> _Data extract_
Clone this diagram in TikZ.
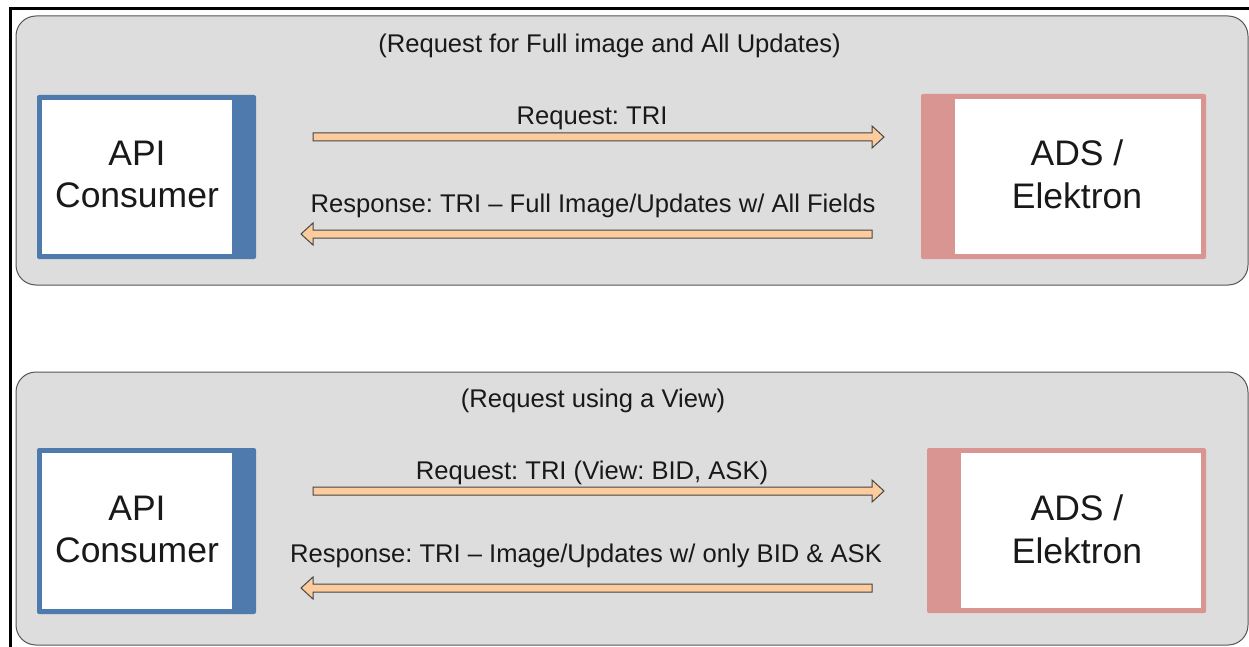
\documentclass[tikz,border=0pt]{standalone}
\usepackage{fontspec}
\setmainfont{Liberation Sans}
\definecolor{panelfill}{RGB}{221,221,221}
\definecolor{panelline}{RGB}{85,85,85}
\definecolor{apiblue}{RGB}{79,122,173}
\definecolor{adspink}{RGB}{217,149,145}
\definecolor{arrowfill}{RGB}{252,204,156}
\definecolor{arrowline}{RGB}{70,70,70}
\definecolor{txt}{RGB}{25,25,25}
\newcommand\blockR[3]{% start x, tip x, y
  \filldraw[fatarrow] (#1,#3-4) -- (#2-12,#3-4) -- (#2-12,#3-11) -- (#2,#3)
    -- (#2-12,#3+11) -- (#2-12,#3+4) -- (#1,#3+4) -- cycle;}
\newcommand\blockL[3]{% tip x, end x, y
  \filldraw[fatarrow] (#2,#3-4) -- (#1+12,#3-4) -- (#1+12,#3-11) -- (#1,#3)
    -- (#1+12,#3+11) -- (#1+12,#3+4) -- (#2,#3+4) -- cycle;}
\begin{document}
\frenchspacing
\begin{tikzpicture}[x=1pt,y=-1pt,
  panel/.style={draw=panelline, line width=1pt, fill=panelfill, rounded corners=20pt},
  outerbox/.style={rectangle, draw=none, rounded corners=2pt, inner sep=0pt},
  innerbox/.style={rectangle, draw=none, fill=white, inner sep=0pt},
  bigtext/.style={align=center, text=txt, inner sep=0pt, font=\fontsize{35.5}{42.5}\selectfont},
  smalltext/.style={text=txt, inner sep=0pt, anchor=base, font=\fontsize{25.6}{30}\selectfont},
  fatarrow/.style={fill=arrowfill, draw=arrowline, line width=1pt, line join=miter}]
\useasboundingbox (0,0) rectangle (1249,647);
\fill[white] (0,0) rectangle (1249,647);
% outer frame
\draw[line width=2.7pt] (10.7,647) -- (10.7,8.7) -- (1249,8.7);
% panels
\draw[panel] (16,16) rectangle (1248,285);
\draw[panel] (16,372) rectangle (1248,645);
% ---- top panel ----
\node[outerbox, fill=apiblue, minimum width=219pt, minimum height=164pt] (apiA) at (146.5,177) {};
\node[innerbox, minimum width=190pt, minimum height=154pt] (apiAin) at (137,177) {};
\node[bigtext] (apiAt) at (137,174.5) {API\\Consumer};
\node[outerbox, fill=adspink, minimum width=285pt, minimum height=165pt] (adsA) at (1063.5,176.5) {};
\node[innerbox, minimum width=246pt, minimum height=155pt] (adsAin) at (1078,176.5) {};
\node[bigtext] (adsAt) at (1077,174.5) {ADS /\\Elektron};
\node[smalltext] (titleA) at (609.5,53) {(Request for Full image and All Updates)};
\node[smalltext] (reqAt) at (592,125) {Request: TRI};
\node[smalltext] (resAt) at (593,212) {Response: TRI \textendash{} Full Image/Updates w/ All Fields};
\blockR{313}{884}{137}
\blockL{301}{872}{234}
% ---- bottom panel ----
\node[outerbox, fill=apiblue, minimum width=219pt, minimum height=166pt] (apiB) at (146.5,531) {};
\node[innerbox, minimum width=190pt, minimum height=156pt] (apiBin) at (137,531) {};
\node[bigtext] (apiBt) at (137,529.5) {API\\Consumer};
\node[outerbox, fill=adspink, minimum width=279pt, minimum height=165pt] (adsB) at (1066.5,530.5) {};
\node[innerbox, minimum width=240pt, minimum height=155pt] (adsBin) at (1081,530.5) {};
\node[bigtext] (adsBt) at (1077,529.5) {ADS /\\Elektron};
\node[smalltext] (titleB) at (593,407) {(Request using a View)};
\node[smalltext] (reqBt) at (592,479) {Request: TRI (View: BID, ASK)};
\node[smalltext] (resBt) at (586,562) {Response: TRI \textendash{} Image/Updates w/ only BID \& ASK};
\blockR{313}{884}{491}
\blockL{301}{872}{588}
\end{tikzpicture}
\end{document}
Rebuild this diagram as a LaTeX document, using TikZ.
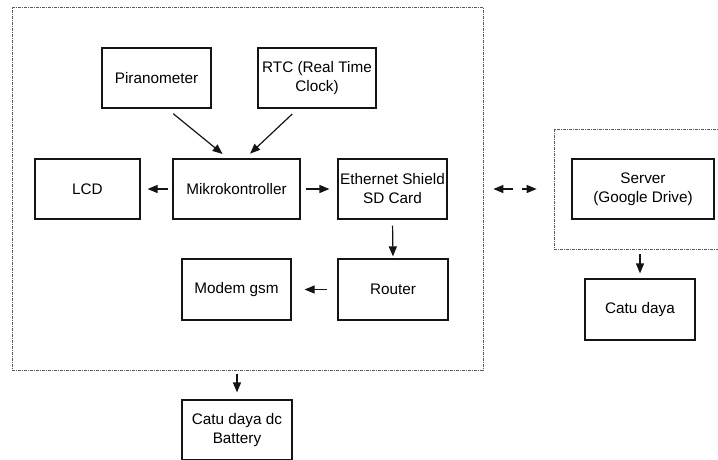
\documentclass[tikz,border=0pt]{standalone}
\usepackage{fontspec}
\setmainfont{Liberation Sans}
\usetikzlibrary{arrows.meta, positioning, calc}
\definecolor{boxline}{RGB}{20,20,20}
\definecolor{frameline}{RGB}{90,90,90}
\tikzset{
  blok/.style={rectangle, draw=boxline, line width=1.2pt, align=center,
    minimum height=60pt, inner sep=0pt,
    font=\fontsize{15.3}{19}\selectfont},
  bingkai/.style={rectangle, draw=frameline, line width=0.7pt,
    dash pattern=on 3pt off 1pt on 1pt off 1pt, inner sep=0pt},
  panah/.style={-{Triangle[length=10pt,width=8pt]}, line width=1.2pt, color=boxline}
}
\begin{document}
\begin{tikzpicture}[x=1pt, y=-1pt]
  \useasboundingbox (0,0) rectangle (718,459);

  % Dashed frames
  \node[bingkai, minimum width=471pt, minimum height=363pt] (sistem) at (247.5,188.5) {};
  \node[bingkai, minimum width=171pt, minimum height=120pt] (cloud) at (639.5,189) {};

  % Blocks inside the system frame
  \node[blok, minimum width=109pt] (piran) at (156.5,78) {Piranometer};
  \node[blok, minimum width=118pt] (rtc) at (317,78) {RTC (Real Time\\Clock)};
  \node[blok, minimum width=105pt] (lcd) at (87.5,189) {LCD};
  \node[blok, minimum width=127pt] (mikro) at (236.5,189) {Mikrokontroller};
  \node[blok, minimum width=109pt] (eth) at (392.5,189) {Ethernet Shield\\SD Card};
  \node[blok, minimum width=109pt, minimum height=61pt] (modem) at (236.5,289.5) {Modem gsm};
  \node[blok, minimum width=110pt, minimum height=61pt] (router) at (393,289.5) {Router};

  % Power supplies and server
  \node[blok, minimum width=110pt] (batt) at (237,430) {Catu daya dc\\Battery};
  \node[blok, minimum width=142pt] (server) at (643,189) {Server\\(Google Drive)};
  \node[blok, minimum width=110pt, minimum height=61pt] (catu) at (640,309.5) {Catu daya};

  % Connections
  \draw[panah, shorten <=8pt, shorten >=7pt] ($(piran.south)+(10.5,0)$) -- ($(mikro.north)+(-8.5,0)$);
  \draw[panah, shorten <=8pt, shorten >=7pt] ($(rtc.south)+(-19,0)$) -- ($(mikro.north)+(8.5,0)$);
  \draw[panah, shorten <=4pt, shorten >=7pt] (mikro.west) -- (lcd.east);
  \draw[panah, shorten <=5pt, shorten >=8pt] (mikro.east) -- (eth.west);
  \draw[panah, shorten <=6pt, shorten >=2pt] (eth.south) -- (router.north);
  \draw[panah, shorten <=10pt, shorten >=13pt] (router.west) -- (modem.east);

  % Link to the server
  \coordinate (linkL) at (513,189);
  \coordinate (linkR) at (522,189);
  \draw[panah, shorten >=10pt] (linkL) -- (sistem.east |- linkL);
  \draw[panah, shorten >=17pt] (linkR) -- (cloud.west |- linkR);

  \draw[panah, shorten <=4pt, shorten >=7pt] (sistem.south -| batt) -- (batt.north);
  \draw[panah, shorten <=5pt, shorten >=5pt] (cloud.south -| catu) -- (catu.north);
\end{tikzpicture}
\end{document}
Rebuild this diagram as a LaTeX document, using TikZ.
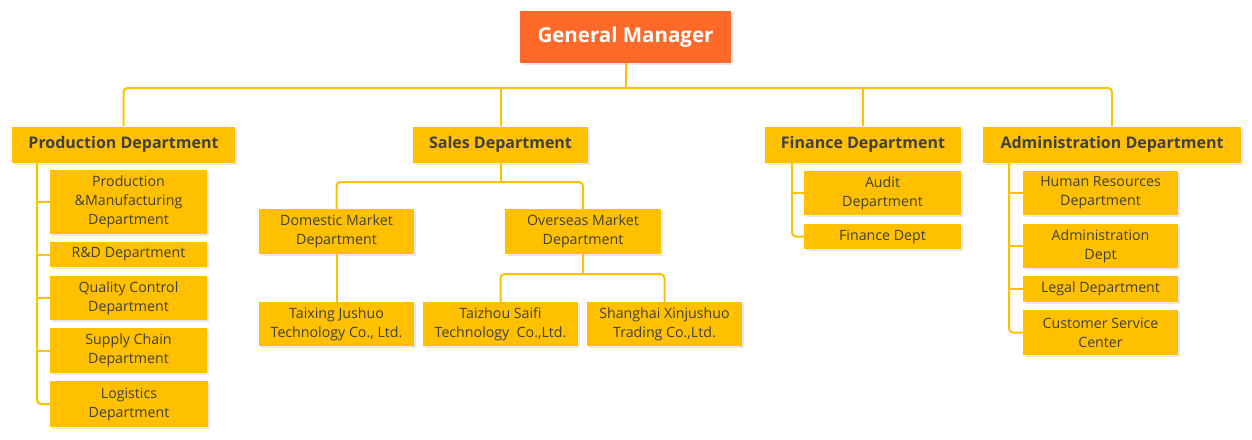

> _Written task_
Give every record again exactly, apart from the pictures, which stay out.

> _Written response_
Clone this diagram in TikZ.
\documentclass[tikz,border=0pt]{standalone}
\usepackage{fontspec}
\setmainfont{Liberation Sans}
\definecolor{panelfill}{RGB}{221,221,221}
\definecolor{panelline}{RGB}{85,85,85}
\definecolor{apiblue}{RGB}{79,122,173}
\definecolor{adspink}{RGB}{217,149,145}
\definecolor{arrowfill}{RGB}{252,204,156}
\definecolor{arrowline}{RGB}{70,70,70}
\definecolor{txt}{RGB}{25,25,25}
\newcommand\blockR[3]{% start x, tip x, y
  \filldraw[fatarrow] (#1,#3-4) -- (#2-12,#3-4) -- (#2-12,#3-11) -- (#2,#3)
    -- (#2-12,#3+11) -- (#2-12,#3+4) -- (#1,#3+4) -- cycle;}
\newcommand\blockL[3]{% tip x, end x, y
  \filldraw[fatarrow] (#2,#3-4) -- (#1+12,#3-4) -- (#1+12,#3-11) -- (#1,#3)
    -- (#1+12,#3+11) -- (#1+12,#3+4) -- (#2,#3+4) -- cycle;}
\begin{document}
\frenchspacing
\begin{tikzpicture}[x=1pt,y=-1pt,
  panel/.style={draw=panelline, line width=1pt, fill=panelfill, rounded corners=20pt},
  outerbox/.style={rectangle, draw=none, rounded corners=2pt, inner sep=0pt},
  innerbox/.style={rectangle, draw=none, fill=white, inner sep=0pt},
  bigtext/.style={align=center, text=txt, inner sep=0pt, font=\fontsize{35.5}{42.5}\selectfont},
  smalltext/.style={text=txt, inner sep=0pt, anchor=base, font=\fontsize{25.6}{30}\selectfont},
  fatarrow/.style={fill=arrowfill, draw=arrowline, line width=1pt, line join=miter}]
\useasboundingbox (0,0) rectangle (1249,647);
\fill[white] (0,0) rectangle (1249,647);
% outer frame
\draw[line width=2.7pt] (10.7,647) -- (10.7,8.7) -- (1249,8.7);
% panels
\draw[panel] (16,16) rectangle (1248,285);
\draw[panel] (16,372) rectangle (1248,645);
% ---- top panel ----
\node[outerbox, fill=apiblue, minimum width=219pt, minimum height=164pt] (apiA) at (146.5,177) {};
\node[innerbox, minimum width=190pt, minimum height=154pt] (apiAin) at (137,177) {};
\node[bigtext] (apiAt) at (137,174.5) {API\\Consumer};
\node[outerbox, fill=adspink, minimum width=285pt, minimum height=165pt] (adsA) at (1063.5,176.5) {};
\node[innerbox, minimum width=246pt, minimum height=155pt] (adsAin) at (1078,176.5) {};
\node[bigtext] (adsAt) at (1077,174.5) {ADS /\\Elektron};
\node[smalltext] (titleA) at (609.5,53) {(Request for Full image and All Updates)};
\node[smalltext] (reqAt) at (592,125) {Request: TRI};
\node[smalltext] (resAt) at (593,212) {Response: TRI \textendash{} Full Image/Updates w/ All Fields};
\blockR{313}{884}{137}
\blockL{301}{872}{234}
% ---- bottom panel ----
\node[outerbox, fill=apiblue, minimum width=219pt, minimum height=166pt] (apiB) at (146.5,531) {};
\node[innerbox, minimum width=190pt, minimum height=156pt] (apiBin) at (137,531) {};
\node[bigtext] (apiBt) at (137,529.5) {API\\Consumer};
\node[outerbox, fill=adspink, minimum width=279pt, minimum height=165pt] (adsB) at (1066.5,530.5) {};
\node[innerbox, minimum width=240pt, minimum height=155pt] (adsBin) at (1081,530.5) {};
\node[bigtext] (adsBt) at (1077,529.5) {ADS /\\Elektron};
\node[smalltext] (titleB) at (593,407) {(Request using a View)};
\node[smalltext] (reqBt) at (592,479) {Request: TRI (View: BID, ASK)};
\node[smalltext] (resBt) at (586,562) {Response: TRI \textendash{} Image/Updates w/ only BID \& ASK};
\blockR{313}{884}{491}
\blockL{301}{872}{588}
\end{tikzpicture}
\end{document}
Rebuild this diagram as a LaTeX document, using TikZ.
\documentclass[tikz,border=0pt]{standalone}
\usepackage{fontspec}
\setmainfont{Liberation Sans}
\usetikzlibrary{arrows.meta, positioning, calc}
\definecolor{boxline}{RGB}{20,20,20}
\definecolor{frameline}{RGB}{90,90,90}
\tikzset{
  blok/.style={rectangle, draw=boxline, line width=1.2pt, align=center,
    minimum height=60pt, inner sep=0pt,
    font=\fontsize{15.3}{19}\selectfont},
  bingkai/.style={rectangle, draw=frameline, line width=0.7pt,
    dash pattern=on 3pt off 1pt on 1pt off 1pt, inner sep=0pt},
  panah/.style={-{Triangle[length=10pt,width=8pt]}, line width=1.2pt, color=boxline}
}
\begin{document}
\begin{tikzpicture}[x=1pt, y=-1pt]
  \useasboundingbox (0,0) rectangle (718,459);

  % Dashed frames
  \node[bingkai, minimum width=471pt, minimum height=363pt] (sistem) at (247.5,188.5) {};
  \node[bingkai, minimum width=171pt, minimum height=120pt] (cloud) at (639.5,189) {};

  % Blocks inside the system frame
  \node[blok, minimum width=109pt] (piran) at (156.5,78) {Piranometer};
  \node[blok, minimum width=118pt] (rtc) at (317,78) {RTC (Real Time\\Clock)};
  \node[blok, minimum width=105pt] (lcd) at (87.5,189) {LCD};
  \node[blok, minimum width=127pt] (mikro) at (236.5,189) {Mikrokontroller};
  \node[blok, minimum width=109pt] (eth) at (392.5,189) {Ethernet Shield\\SD Card};
  \node[blok, minimum width=109pt, minimum height=61pt] (modem) at (236.5,289.5) {Modem gsm};
  \node[blok, minimum width=110pt, minimum height=61pt] (router) at (393,289.5) {Router};

  % Power supplies and server
  \node[blok, minimum width=110pt] (batt) at (237,430) {Catu daya dc\\Battery};
  \node[blok, minimum width=142pt] (server) at (643,189) {Server\\(Google Drive)};
  \node[blok, minimum width=110pt, minimum height=61pt] (catu) at (640,309.5) {Catu daya};

  % Connections
  \draw[panah, shorten <=8pt, shorten >=7pt] ($(piran.south)+(10.5,0)$) -- ($(mikro.north)+(-8.5,0)$);
  \draw[panah, shorten <=8pt, shorten >=7pt] ($(rtc.south)+(-19,0)$) -- ($(mikro.north)+(8.5,0)$);
  \draw[panah, shorten <=4pt, shorten >=7pt] (mikro.west) -- (lcd.east);
  \draw[panah, shorten <=5pt, shorten >=8pt] (mikro.east) -- (eth.west);
  \draw[panah, shorten <=6pt, shorten >=2pt] (eth.south) -- (router.north);
  \draw[panah, shorten <=10pt, shorten >=13pt] (router.west) -- (modem.east);

  % Link to the server
  \coordinate (linkL) at (513,189);
  \coordinate (linkR) at (522,189);
  \draw[panah, shorten >=10pt] (linkL) -- (sistem.east |- linkL);
  \draw[panah, shorten >=17pt] (linkR) -- (cloud.west |- linkR);

  \draw[panah, shorten <=4pt, shorten >=7pt] (sistem.south -| batt) -- (batt.north);
  \draw[panah, shorten <=5pt, shorten >=5pt] (cloud.south -| catu) -- (catu.north);
\end{tikzpicture}
\end{document}
Rebuild this diagram as a LaTeX document, using TikZ.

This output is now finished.